Bu sayımızda, Türkiye özelinde sanatın çağdaş ve ulusallık unsurlarının nasıl ortaya çıktığı, Türk aydınlanması ve Cumhuriyetin sanata nasıl bir katkı sağladığı, yeni kurulan Türkiye Cumhuriyeti’nde sanat çalışmalarının millî kültürün gelişiminde nasıl bir rol oynadığına değindik.

Bu çalışmanın asıl amacını, geçmişte yapılan köklü çalışmalara rağmen, bugünün Türkiye’sinde çağdaşlık ve millilik unsurlarından uzaklaşan ve toplumu hatta bireyin kimliğini liberal tahakküme mahkûm eden sistemin sanatı ve sanatçısını göz önüne alarak belirledik.
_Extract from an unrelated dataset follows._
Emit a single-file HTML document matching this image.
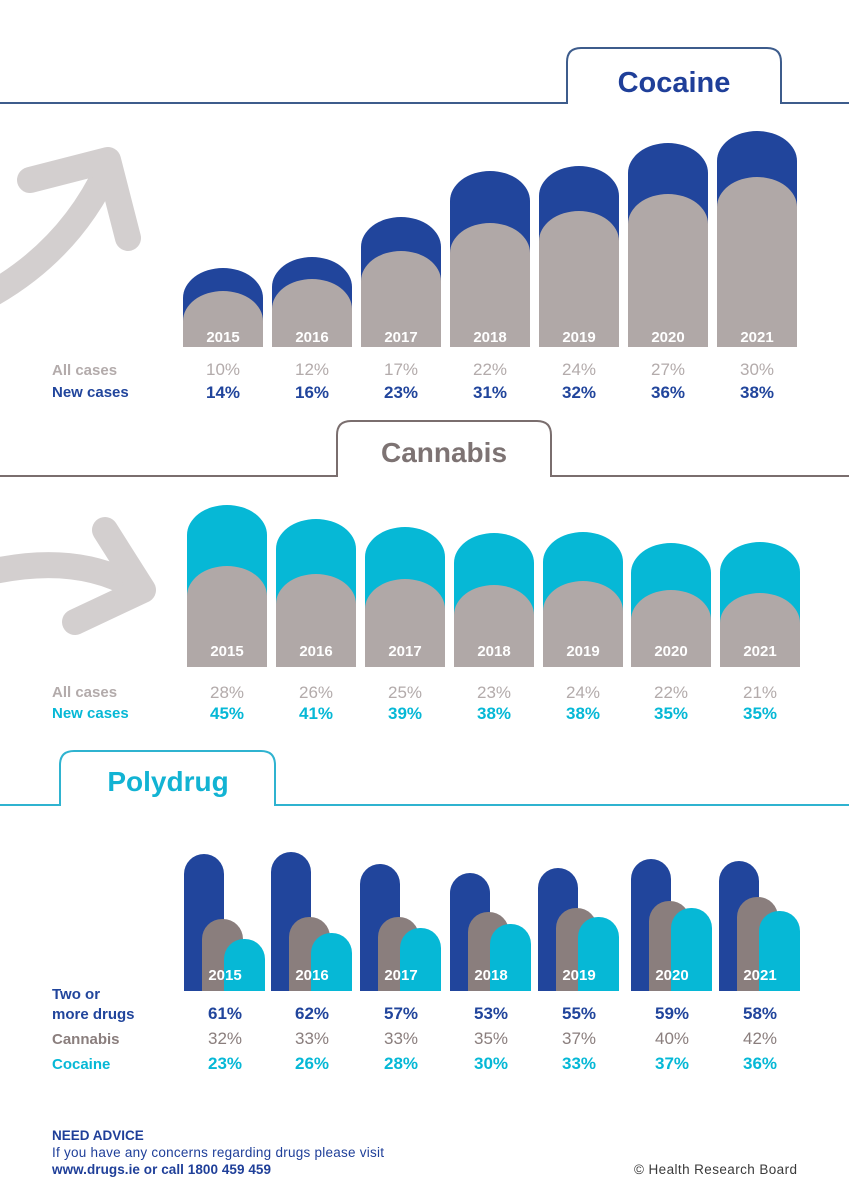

Devletin, elindeki tüm imkânlarla yapmış olduğu kültür devrimlerini yeniden yapabileceği gücüne sahip olduğu inancımızla öneri ve eleştirilerimizi siz değerli okuyucularımıza aktarıyoruz.
İyi okumalar.

“Milletimizin güzel sanatlar sevgisini her türlü vasıta ve tedbirlerle besleyerek inkişaf ettirmek millî ülkümüzdür.”